Filden sonra, din duygusu en kuvvetli hayvan olarak bilinir. Öldükten
sonra cennete gideceği bazı yazarlarca ileri sürülmektedir. Fakat toplu, ya da
tek gittikleri her yerde hadise çıkardıkları için, bunun pek mümkün olmayacağı
sanılmaktadır.

Başları daima öne eğik gezdikleri için, çeşitli engellere takılırlar ve
her tarafları yara bere içinde kalır. Onları bu durumda gören bazı yufka
yürekli insanlar, tutunamayanları ev hayvanı olarak beslemeyi denemişlerdir.

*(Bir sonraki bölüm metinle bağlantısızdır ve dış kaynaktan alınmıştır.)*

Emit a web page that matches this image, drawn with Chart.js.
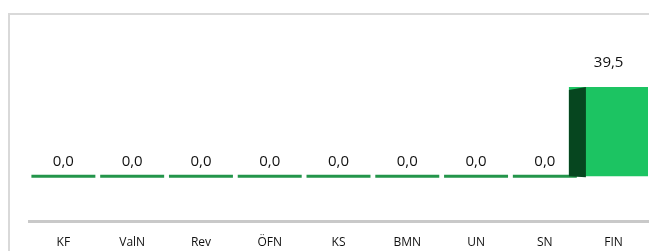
<!DOCTYPE html>
<html><head><meta charset="utf-8">
<script src="https://cdn.jsdelivr.net/npm/chart.js@4/dist/chart.umd.min.js"></script>
<style>
html,body{margin:0;padding:0;background:#fff;}
#wrap{position:relative;width:649px;height:251px;overflow:hidden;}
#frame{position:absolute;left:8px;top:13px;width:700px;height:300px;border-left:2px solid #d9d9d9;border-top:2px solid #d9d9d9;box-sizing:border-box;}
canvas{position:absolute;left:0;top:0;}
</style></head>
<body><div id="wrap"><div id="frame"></div><canvas id="c" width="649" height="251"></canvas></div>
<script>
const categories = ['KF','ValN','Rev','ÖFN','KS','BMN','UN','SN','FIN'];
const flatValues = [0,0,0,0,0,0,0,0,null];
const finValues = [null,null,null,null,null,null,null,null,39.5];
const valueLabels = ['0,0','0,0','0,0','0,0','0,0','0,0','0,0','0,0','39,5'];

const side3d = {
  id:'side3d',
  afterDatasetsDraw(chart){
    const ctx = chart.ctx;
    const meta = chart.getDatasetMeta(1);
    meta.data.forEach((el,i)=>{
      if (finValues[i] == null) return;
      const p = el.getProps(['x','y','base','width'],true);
      const l = p.x - p.width/2;
      ctx.save();
      ctx.fillStyle = '#06461f';
      ctx.beginPath();
      ctx.moveTo(l, p.y+3);
      ctx.lineTo(l+17, p.y);
      ctx.lineTo(l+17, p.base+1);
      ctx.lineTo(l, p.base);
      ctx.closePath();
      ctx.fill();
      ctx.restore();
    });
    ctx.save();
    ctx.font = '15px "Open Sans", sans-serif';
    ctx.fillStyle = '#111';
    ctx.textAlign = 'center';
    ctx.textBaseline = 'bottom';
    [0,1].forEach(d=>{
      chart.getDatasetMeta(d).data.forEach((el,i)=>{
        const v = d===0 ? flatValues[i] : finValues[i];
        if (v == null) return;
        const p = el.getProps(['x','y'],true);
        const off = d===0 ? 9 : 17;
        ctx.fillText(valueLabels[i], d===0 ? p.x : p.x - 5, p.y - off);
      });
    });
    ctx.restore();
  }
};

new Chart(document.getElementById('c'), {
  type:'bar',
  data:{
    labels: categories,
    datasets:[
      {data: flatValues, backgroundColor:'#23954a', minBarLength:3, barPercentage:0.93, categoryPercentage:1, grouped:false},
      {data: finValues, backgroundColor:'#1cc462', barPercentage:1.3, categoryPercentage:1, grouped:false}
    ]
  },
  options:{
    responsive:false, animation:false,
    layout:{padding:{left:29,right:1,top:18,bottom:-5}},
    plugins:{legend:{display:false},tooltip:{enabled:false}},
    scales:{
      x:{
        grid:{display:false},
        border:{display:true,color:'#c9c9c9',width:3},
        ticks:{color:'#111',font:{family:'"Open Sans", sans-serif',size:12},padding:6}
      },
      y:{display:false,min:-20,max:70}
    }
  },
  plugins:[side3d]
});
</script></body></html>
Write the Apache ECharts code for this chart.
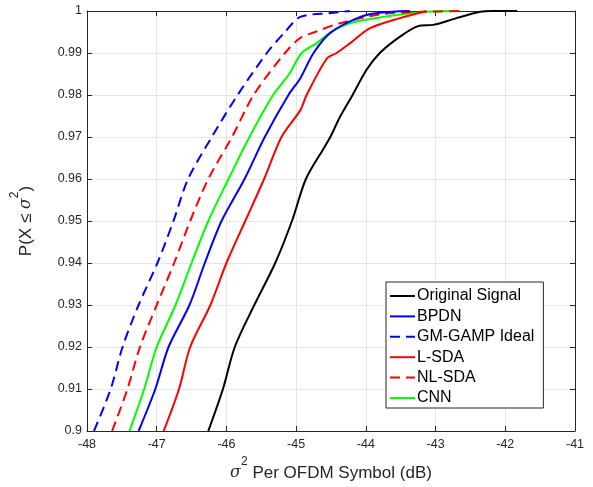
<!DOCTYPE html>
<html>
<head>
<meta charset="utf-8">
<script src="https://cdn.jsdelivr.net/npm/echarts@6/dist/echarts.min.js"></script>
<style>
html,body{margin:0;padding:0;background:#fff;}
#chart{width:593px;height:487px;}
</style>
</head>
<body>
<div id="chart"></div>
<script>
// ---- Data (x in dB, y = CDF probability) ----
const seriesNames = ['Original Signal', 'BPDN', 'GM-GAMP Ideal', 'L-SDA', 'NL-SDA', 'CNN'];
const xTicks = [-48, -47, -46, -45, -44, -43, -42, -41];
const yTicks = [0.9, 0.91, 0.92, 0.93, 0.94, 0.95, 0.96, 0.97, 0.98, 0.99, 1];

const originalSignal = [
  [-46.26,0.900],[-46.05,0.910],[-45.88,0.920],[-45.60,0.930],[-45.30,0.940],[-45.06,0.950],
  [-44.86,0.960],[-44.59,0.9677],[-44.51,0.970],[-44.37,0.9748],[-44.19,0.980],[-43.99,0.986],
  [-43.80,0.990],[-43.51,0.9939],[-43.25,0.9964],[-43.03,0.9967],[-42.70,0.9983],[-42.36,0.9998],
  [-42.20,1.000],[-41.83,1.000]
];
const bpdn = [
  [-47.26,0.900],[-47.02,0.910],[-46.83,0.920],[-46.53,0.930],[-46.31,0.940],[-46.07,0.950],
  [-45.74,0.960],[-45.45,0.970],[-45.11,0.980],[-44.94,0.984],[-44.75,0.990],[-44.51,0.9948],
  [-44.08,0.9986],[-43.80,0.9996],[-43.37,1.000]
];
const gmGamp = [
  [-47.90,0.900],[-47.66,0.910],[-47.49,0.920],[-47.26,0.930],[-46.99,0.940],[-46.76,0.950],
  [-46.55,0.960],[-46.21,0.970],[-45.84,0.980],[-45.42,0.990],[-45.16,0.995],[-44.94,0.9986],
  [-44.50,0.9995],[-44.23,1.000]
];
const lSda = [
  [-46.90,0.900],[-46.68,0.910],[-46.52,0.920],[-46.23,0.930],[-46.00,0.940],[-45.73,0.950],
  [-45.46,0.960],[-45.21,0.970],[-44.94,0.9764],[-44.85,0.980],[-44.56,0.9887],[-44.42,0.990],
  [-44.23,0.9923],[-43.94,0.9959],[-43.51,0.9983],[-43.13,1.000]
];
const nlSda = [
  [-47.64,0.900],[-47.42,0.910],[-47.24,0.920],[-47.00,0.930],[-46.75,0.940],[-46.52,0.950],
  [-46.26,0.960],[-45.92,0.970],[-45.61,0.980],[-45.16,0.990],[-44.94,0.9936],[-44.73,0.995],
  [-44.37,0.9971],[-43.75,0.9993],[-43.20,0.9998],[-42.60,1.000]
];
const cnn = [
  [-47.39,0.900],[-47.18,0.910],[-47.00,0.920],[-46.73,0.930],[-46.50,0.940],[-46.26,0.950],
  [-45.97,0.960],[-45.67,0.970],[-45.33,0.980],[-45.10,0.985],[-44.92,0.990],[-44.70,0.9924],
  [-44.50,0.995],[-44.23,0.9971],[-43.75,0.9986],[-43.13,0.9998],[-42.70,1.000]
];

const seriesData = [originalSignal, bpdn, gmGamp, lSda, nlSda, cnn];
const seriesColors = ['#000000', '#0000ff', '#0000ff', '#ff0000', '#ff0000', '#00ff00'];
const seriesDashed = [false, false, true, false, true, false];

const FONT = 'Liberation Sans, Arial, Helvetica, sans-serif';
const AXIS_COLOR = '#262626';
const GRID_COLOR = '#e6e6e6';

const chart = echarts.init(document.getElementById('chart'), null, {renderer: 'canvas'});

const titleRich = {
  i: {fontFamily: 'DejaVu Serif, Liberation Serif, serif', fontStyle: 'italic', fontSize: 16, color: AXIS_COLOR},
  s: {fontFamily: FONT, fontSize: 12, color: AXIS_COLOR, padding: [0, 0, 22, 0]}
};

const baseX = {
  type: 'value', min: xTicks[0], max: xTicks[xTicks.length - 1], interval: 1,
  axisLine: {show: true, onZero: false, lineStyle: {color: AXIS_COLOR, width: 1}},
  axisTick: {show: true, inside: true, length: 5, lineStyle: {color: AXIS_COLOR}}
};
const baseY = {
  type: 'value', min: yTicks[0], max: yTicks[yTicks.length - 1], interval: 0.01,
  axisLine: {show: true, onZero: false, lineStyle: {color: AXIS_COLOR, width: 1}},
  axisTick: {show: true, inside: true, length: 5, lineStyle: {color: AXIS_COLOR}}
};

const option = {
  backgroundColor: '#ffffff',
  animation: false,
  grid: {left: 87, right: 18, top: 11, bottom: 56, containLabel: false},
  xAxis: [
    Object.assign({}, baseX, {
      position: 'bottom',
      splitLine: {show: true, lineStyle: {color: GRID_COLOR, width: 1}},
      axisLabel: {show: true, fontFamily: FONT, fontSize: 12.5, color: AXIS_COLOR, margin: 7,
        formatter: v => String(Math.round(v))},
      name: '{i|σ}{s|2} Per OFDM Symbol (dB)',
      nameLocation: 'middle',
      nameGap: 22,
      nameTextStyle: {fontFamily: FONT, fontSize: 17, color: AXIS_COLOR, rich: titleRich}
    }),
    Object.assign({}, baseX, {
      position: 'top',
      splitLine: {show: false},
      axisLabel: {show: false}
    })
  ],
  yAxis: [
    Object.assign({}, baseY, {
      position: 'left',
      splitLine: {show: true, lineStyle: {color: GRID_COLOR, width: 1}},
      axisLabel: {show: true, fontFamily: FONT, fontSize: 12.5, color: AXIS_COLOR, margin: 5,
        formatter: v => {
          const r = Math.round(v * 100) / 100;
          return r === 1 ? '1' : (r === 0.9 ? '0.9' : r.toFixed(2));
        }},
      name: 'P(X ≤ {i|σ}{s|2})',
      nameLocation: 'middle',
      nameGap: 44,
      nameRotate: 90,
      nameTextStyle: {fontFamily: FONT, fontSize: 17, color: AXIS_COLOR, rich: titleRich}
    }),
    Object.assign({}, baseY, {
      position: 'right',
      splitLine: {show: false},
      axisLabel: {show: false}
    })
  ],
  legend: {
    orient: 'vertical',
    left: 386,
    top: 282,
    data: seriesNames,
    backgroundColor: '#ffffff',
    borderColor: AXIS_COLOR,
    borderWidth: 1,
    borderRadius: 0,
    padding: [6, 9, 2, 3],
    itemWidth: 25,
    itemHeight: 14,
    itemGap: 4.4,
    selectedMode: false,
    itemStyle: {opacity: 0},
    textStyle: {fontFamily: FONT, fontSize: 16, color: '#000000', padding: [0, 0, 0, -3]}
  },
  series: seriesNames.map((name, k) => ({
    name: name,
    type: 'line',
    xAxisIndex: 0,
    yAxisIndex: 0,
    data: seriesData[k],
    showSymbol: false,
    symbol: 'none',
    smooth: 0.3,
    clip: true,
    z: 10 - k,
    color: seriesColors[k],
    lineStyle: {color: seriesColors[k], width: 2, type: seriesDashed[k] ? [10, 6] : 'solid'}
  }))
};

chart.setOption(option);
</script>
</body>
</html>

Fakat insanlar arasında barınmaları -ev düzenine uyamamaları nedeniyle- çok
zor olmaktadır. Beklenmedik zamanlarda sahiplerine saldırmakta ve evden
kovulunca da bir türlü gitmeyi bilmemektedirler. Evin kapısında günlerce,
acıklı sesleriyle bağırarak ev sahibini canından bezdirmektedirler. (Bir
keresinde, ev sahibi dayanamayıp kaçmışsa da, tutunamayan, sahibini
kovalayarak, gittiği yerde de ona rahat vermemiştir).

Şehirlere yakın yerlerde yaşadıkları için, onları şehrin içinde, çitle
çevrili ve yalnız tutunamayanlara mahsus bir parkta tutarak, sayılarının
azalmasını önlemeyi düşünmenin zamanı artık gelmiştir.